The study used GIS to represent water problems and occurrence of diseases. Through interviews, the socio-spatial characteristics of water problems and the health burden experienced by people in the two wards were documented.
The study established a connection between the flow of water and the hierarchy of settlements. It was found that the flow of water visible through variable densities of networked connections in the city coincided with the hierarchy of settlements. The head-reach of the networks that included bungalows and housing societies, had moderate to higher density of networks, suggesting that these settlements had better access to drinking water. As the network reached its tail-end, the density decreased, leading to mushrooming informal settlements with limited access to drinking water.
The bungalows could access better quantity and quality of water by installing pumps, storing as well as treating water, and maintaining environmental hygiene in and around their houses. The diverse technology used by these residents to get water resulted in low water pressure around these settlements.
The housing societies that were located in the middle often had to struggle to meet their growing water needs. These were usually met by using pumps and storing more water within their homes, or sometimes by encroaching public space and commissioning illegal water connections.
The tail end users in the informal settlements had access to water provided through public standpipes and limited private connections. They tried to make up for their unmet water needs through illegal connections, used substandard water treatment methods and stored water at home in unhygienic containers.

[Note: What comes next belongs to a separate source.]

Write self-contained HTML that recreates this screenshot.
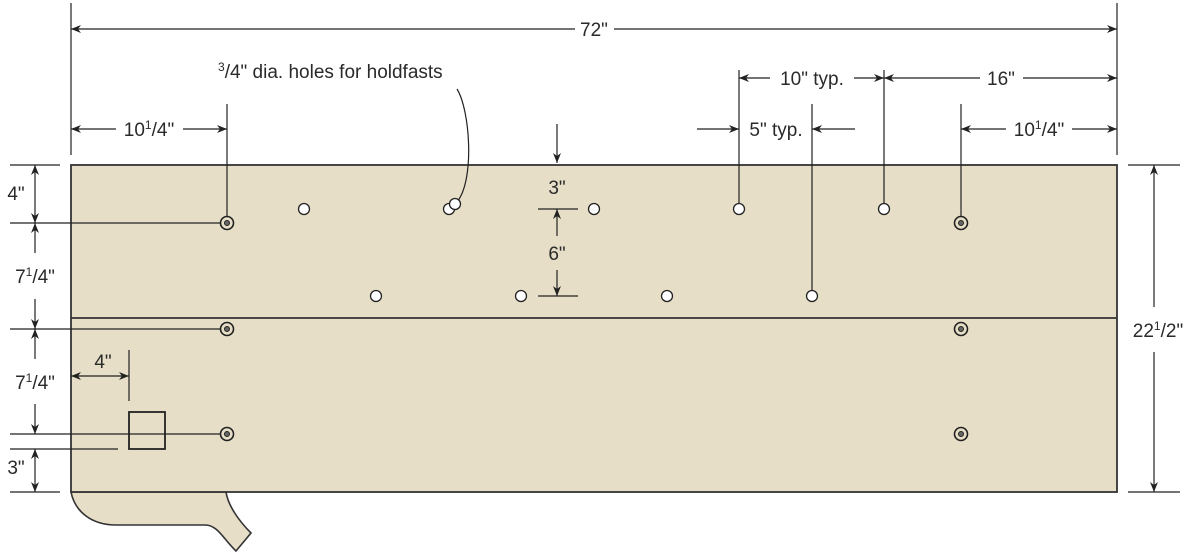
<!DOCTYPE html>
<html><head><meta charset="utf-8"><style>
html,body{margin:0;padding:0;background:#fff;}
svg{display:block;}
text{font-family:"Liberation Sans",sans-serif;font-size:19px;fill:#2a2a2a;}
</style></head><body>
<svg width="1200" height="554" viewBox="0 0 1200 554" xmlns="http://www.w3.org/2000/svg">
<defs>
<marker id="a" viewBox="0 0 10 10" refX="10" refY="5" markerWidth="10" markerHeight="10" markerUnits="userSpaceOnUse" orient="auto-start-reverse">
<path d="M0,1 L10,5 L0,9 L3,5 Z" fill="#222"/></marker>
</defs>
<!-- leg -->
<path d="M71,492 C75,512 92,525 116,525 L205,525 C218,525 224,540 236,551 L251,533 C238,520 228,505 226,492 Z" fill="#e6dec6" stroke="#333" stroke-width="1.6"/>
<!-- board -->
<rect x="71" y="165" width="1046" height="327" fill="#e6dec6" stroke="#333" stroke-width="1.8"/>
<line x1="71" y1="318" x2="1117" y2="318" stroke="#333" stroke-width="1.8"/>
<g stroke="#222" stroke-width="1.2" fill="none">
<!-- top 72 -->
<line x1="71" y1="3" x2="71" y2="155"/>
<line x1="1117" y1="3" x2="1117" y2="155"/>
<line x1="71" y1="29" x2="575" y2="29" marker-start="url(#a)"/>
<line x1="614" y1="29" x2="1117" y2="29" marker-end="url(#a)"/>
<!-- ext lines -->
<line x1="227" y1="104" x2="227" y2="216"/>
<line x1="739" y1="70" x2="739" y2="203"/>
<line x1="884" y1="70" x2="884" y2="203"/>
<line x1="812" y1="104" x2="812" y2="290"/>
<line x1="961" y1="104" x2="961" y2="216"/>
<!-- 10 1/4 left -->
<line x1="71" y1="129" x2="116" y2="129" marker-start="url(#a)"/>
<line x1="183" y1="129" x2="227" y2="129" marker-end="url(#a)"/>
<!-- 10 typ -->
<line x1="739" y1="78" x2="770" y2="78" marker-start="url(#a)"/>
<line x1="854" y1="78" x2="884" y2="78" marker-end="url(#a)"/>
<!-- 16 -->
<line x1="884" y1="78" x2="980" y2="78" marker-start="url(#a)"/>
<line x1="1023" y1="78" x2="1117" y2="78" marker-end="url(#a)"/>
<!-- 5 typ -->
<line x1="697" y1="129" x2="739" y2="129" marker-end="url(#a)"/>
<line x1="855" y1="129" x2="812" y2="129" marker-end="url(#a)"/>
<!-- 10 1/4 right -->
<line x1="961" y1="129" x2="1006" y2="129" marker-start="url(#a)"/>
<line x1="1072" y1="129" x2="1117" y2="129" marker-end="url(#a)"/>
<!-- right 22 1/2 -->
<line x1="1128" y1="165" x2="1180" y2="165"/>
<line x1="1128" y1="492" x2="1180" y2="492"/>
<line x1="1154" y1="165" x2="1154" y2="307" marker-start="url(#a)"/>
<line x1="1154" y1="352" x2="1154" y2="492" marker-end="url(#a)"/>
<!-- left ext -->
<line x1="10" y1="165" x2="60" y2="165"/>
<line x1="10" y1="223" x2="220" y2="223"/>
<line x1="10" y1="329" x2="220" y2="329"/>
<line x1="10" y1="434" x2="220" y2="434"/>
<line x1="10" y1="449" x2="118" y2="449"/>
<line x1="10" y1="492" x2="60" y2="492"/>
<line x1="35" y1="165" x2="35" y2="223" marker-start="url(#a)" marker-end="url(#a)"/>
<line x1="35" y1="223" x2="35" y2="253" marker-start="url(#a)"/>
<line x1="35" y1="299" x2="35" y2="329" marker-end="url(#a)"/>
<line x1="35" y1="329" x2="35" y2="359" marker-start="url(#a)"/>
<line x1="35" y1="404" x2="35" y2="434" marker-end="url(#a)"/>
<line x1="35" y1="449" x2="35" y2="492" marker-start="url(#a)" marker-end="url(#a)"/>
<!-- square -->
<rect x="129" y="412" width="36" height="37" stroke="#222" stroke-width="1.8"/>
<line x1="129" y1="350" x2="129" y2="401"/>
<line x1="71" y1="376" x2="129" y2="376" marker-start="url(#a)" marker-end="url(#a)"/>
<!-- center 3/6 -->
<line x1="557" y1="124" x2="557" y2="163" marker-end="url(#a)"/>
<line x1="538" y1="209" x2="578" y2="209"/>
<line x1="538" y1="296" x2="578" y2="296"/>
<line x1="557" y1="209" x2="557" y2="236" marker-start="url(#a)"/>
<line x1="557" y1="270" x2="557" y2="296" marker-end="url(#a)"/>
<!-- leader -->
<path d="M457,89 C470,110 475,180 457,202"/>
</g>
<!-- holes -->
<g fill="#fff" stroke="#222" stroke-width="1.3">
<circle cx="304" cy="209" r="5.5"/><circle cx="449" cy="209" r="5.5"/><circle cx="455" cy="204" r="5.5"/>
<circle cx="594" cy="209" r="5.5"/><circle cx="739" cy="209" r="5.5"/><circle cx="884" cy="209" r="5.5"/>
<circle cx="376" cy="296" r="5.5"/><circle cx="521" cy="296" r="5.5"/><circle cx="667" cy="296" r="5.5"/><circle cx="812" cy="296" r="5.5"/>
</g>
<g stroke="#222" stroke-width="1.6" fill="none">
<circle cx="227" cy="223" r="6.5"/><circle cx="227" cy="329" r="6.5"/><circle cx="227" cy="434" r="6.5"/>
<circle cx="961" cy="223" r="6.5"/><circle cx="961" cy="329" r="6.5"/><circle cx="961" cy="434" r="6.5"/>
</g>
<g fill="#666" stroke="#222" stroke-width="1">
<circle cx="227" cy="223" r="2.5"/><circle cx="227" cy="329" r="2.5"/><circle cx="227" cy="434" r="2.5"/>
<circle cx="961" cy="223" r="2.5"/><circle cx="961" cy="329" r="2.5"/><circle cx="961" cy="434" r="2.5"/>
</g>
<!-- labels -->
<text x="594" y="36" text-anchor="middle">72"</text>
<text x="218" y="78"><tspan font-size="12" dy="-7">3</tspan><tspan dy="7">/4" dia. holes for holdfasts</tspan></text>
<text x="149" y="136" text-anchor="middle">10<tspan font-size="12" dy="-7">1</tspan><tspan dy="7">/4"</tspan></text>
<text x="812" y="85" text-anchor="middle">10" typ.</text>
<text x="1001" y="85" text-anchor="middle">16"</text>
<text x="776" y="136" text-anchor="middle">5" typ.</text>
<text x="1039" y="136" text-anchor="middle">10<tspan font-size="12" dy="-7">1</tspan><tspan dy="7">/4"</tspan></text>
<text x="1158" y="337" text-anchor="middle">22<tspan font-size="12" dy="-7">1</tspan><tspan dy="7">/2"</tspan></text>
<text x="16" y="200" text-anchor="middle">4"</text>
<text x="35" y="283" text-anchor="middle">7<tspan font-size="12" dy="-7">1</tspan><tspan dy="7">/4"</tspan></text>
<text x="35" y="389" text-anchor="middle">7<tspan font-size="12" dy="-7">1</tspan><tspan dy="7">/4"</tspan></text>
<text x="16" y="474" text-anchor="middle">3"</text>
<text x="103" y="368" text-anchor="middle">4"</text>
<text x="557" y="194" text-anchor="middle">3"</text>
<text x="557" y="260" text-anchor="middle">6"</text>
</svg>
</body></html>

High incidence of leakages and water contamination was found among middle reach and tail end users. Places having higher density of water networks reported higher incidences of water leakages. However, in areas reporting less dense water networks also, higher incidences of water leakages occurred. This was because most of the house in the middle as well as the tail-end region resorted to obtaining water from illegal connections and tampered pipelines, leading to wastage.
Low water pressure in pipes in informal settlements and the middle reach housing societies, increased the chances of water contamination. Illegal drinking water networks were often found at close proximity with sewerage pipes. Due to the inherent high pressure in sewerage pipelines, water easily flowed from these to the drinking water pipes, thereby contaminating the supply.
Coupled with poor environmental hygiene and inadequate sanitation, this turns into a breeding ground for the spread of diseases such as jaundice, gastroenteritis and malaria. This was most common at the tail end and the adjoining middle reach housing societies.
With the help of social connections, claims over the right to water were negotiated to gain access to water, but at the cost of ill health.
The paper ends by arguing that a socio-spatial understanding of water infrastructure as it flows through the city not only reveals how the urban poor are pushed towards the margins, but also identifies the socio-political drivers of the water problems and of disease emergence. This can lend a helping hand in identifying potential hot-spots of disease emergence.
The findings of such studies should be effectively used by government agencies to improve planning and monitoring of water problems and the health burden in urban areas.